Yahoo reveals the data breach affected 500 million users
Yahoo has revealed the company was the subject of a significant data breach back in 2014 and that data from 500 million users had been compromised. The iconic tech company also stated that at the moment of the announcement this Thursday, September 22, the perpetrators seem to be no longer on Yahoo’s network.
It is unknown whether the company had previous knowledge of the hacking and its extent. Yahoo said in a post on its official Tumblr blog the security breach dates back to late 2014.
The legal and financial implications of the “Yahoo hack” are what most people are wondering about since it is near impossible to determine with detail what kind of information the hackers stole from the 500 million accounts.
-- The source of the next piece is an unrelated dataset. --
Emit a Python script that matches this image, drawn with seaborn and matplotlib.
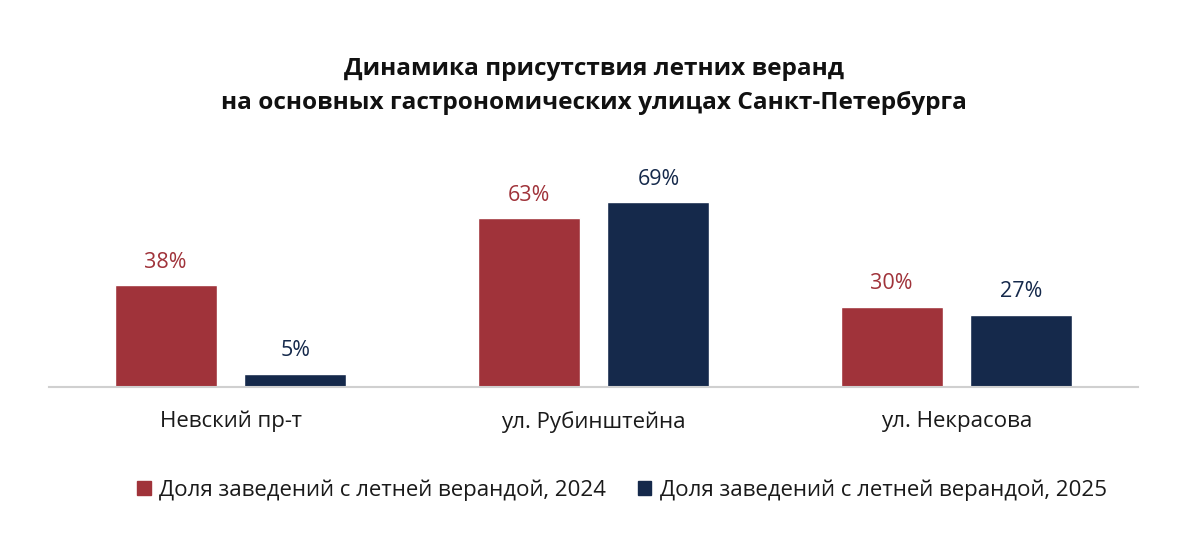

Yahoo is also on the eve of closing a sales deal of its core business to Verizon, and this accident worries investors and shareholders as the agreement nears closing.
Yahoo urges all users to take preemptive measures
The massive data breach is the latest in a series of cybersecurity-related calamities in recent times. The soon-to-be Verizon subsidiary claims users names, birth dates, email addresses, passwords, and phone numbers are among the data hackers retrieved from half a billion Yahoo accounts.
Other kinds of more sensitive data like bank account numbers, credit card information, and legal documents may have also been within reach of the criminals. Yahoo said its team had narrowed down what the affected accounts were, and that they were going to contact the users by mail.
The company also claimed they were taking several security measures and that all users should change their password as soon as possible. Moreover, they prompted users to follow some online safety guidelines and to consider using the Yahoo Account Key as a private access alternative to regular passwords.
The FBI is working with Yahoo in the investigation
The Federal Bureau of Investigation was reportedly briefed on the matter earlier this week. They are conducting a joint investigation with Yahoo to determine who was the responsible for the data breach and the extent of the hack.
Earlier traces of the accident date back to August, when a hacker that goes by the name of ‘Peace’ posted an ad on the dark web selling 200 million alleged Yahoo accounts. Neither the company nor the government offices have emitted any statements about it.
However, formal theories suggest the attack may have been sponsored by one of the main “cyber-threats” to the U.S. In other words, the FBI thinks the hackers are either Russian or Chinese.
Major news outlets rule out China as an actor since their private efforts to access data from American citizens have decreased ever since signing a ‘cyber peace’ agreement with the U.S. last year. Russia’s profile seems more likely, however, especially for its supposed ties to recent accidents like the DNC leaks and the NSA hack.